While I stood there, a neighbor who's been volunteering since 6 a.m. this morning ( I was there at 6:30 p.m.) was jazzed because he was going to be interviewed by a local TV station. This is a big deal for him, one of the biggest events of his lifetime.
Another neighbor stopped by, she and her crew of volunteers, not all spoke English, were going from house to house for blocks around replacing light bulbs in porch lights that didn't work. A local electrician, volunteering his time & services, heard that streets weren't safe because people didn't sit on front porches because their porch lights didn't work. He took it upon himself (and the expense) to make sure porch lights for blocks around worked. There are literally dozens and dozens of stories like this -- caring people, in positions to help, finally paying attention to homes & people they would never come across in their daily lives, and making an immense difference in those lives -- and this neighborhood for the coming generations.
I've watched the show in the past. There are rumors of "quick" craftsmanship, cutting corners, things left undone, more expenses for the homeowners afterward than anticipated, and so on. But I am most impressed with US though. The energy and enthusiasm of the thousands of Buffalo volunteers is exciting and humbling at the same time. It's Buffalo contractors, construction workers, police, gardeners, electricians, landscapers, interior designers, stores, painters, roofers, restaurants, radio stations, and hundreds more, in addition to more than 5,000 volunteers that have stepped up to the plate to make this happen. The show is just a catalyst. It's Buffalo that is making this happen. Not our city leaders, mind you, but a TV show and ordinary citizens.

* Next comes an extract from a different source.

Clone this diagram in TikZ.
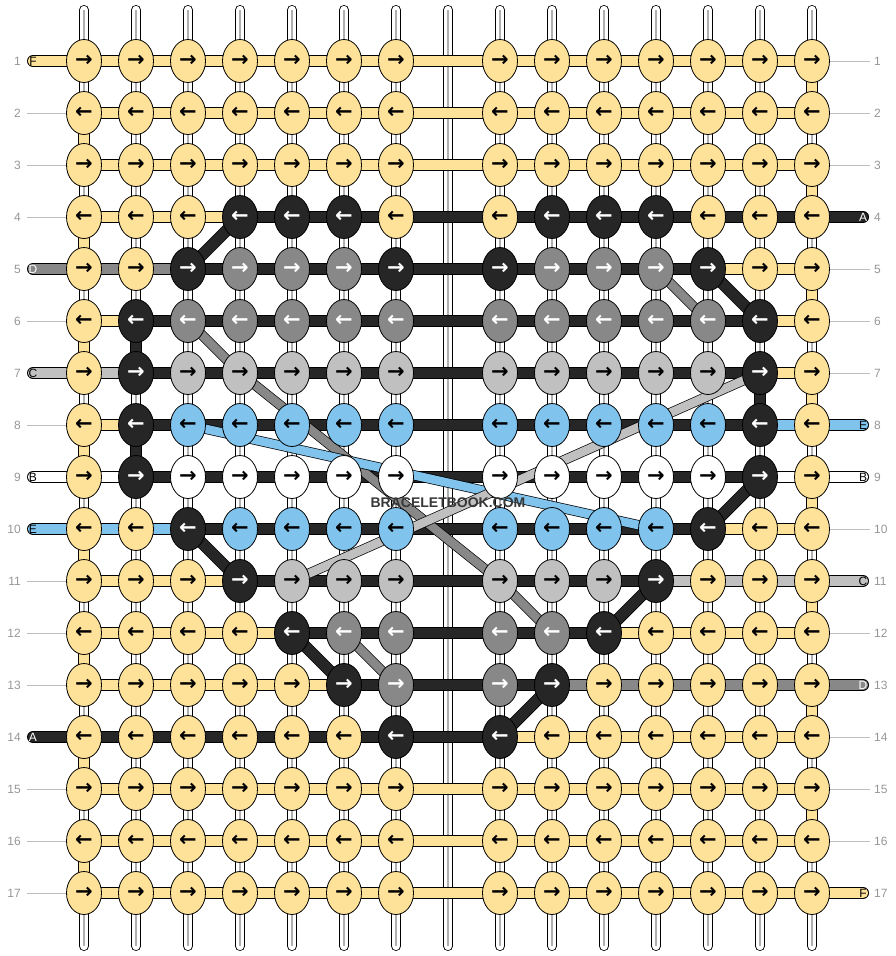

By the end of this (Saturday, for the reveal) there will be new gardens in front of neighboring houses and a couple new community gardens. I'll get back over there sometime to photograph them. I'll be avoiding the neighborhood on Saturday. If they got more than 5,000 volunteers to work on it, I would assume they may be a crowd of as many as 10,000 there Saturday when they get yell, "Move that bus!"
Oh, and you can be sure I'll be approaching the owners of the new house to be on Garden Walk this year, and encouraging the neighbors to be on as well!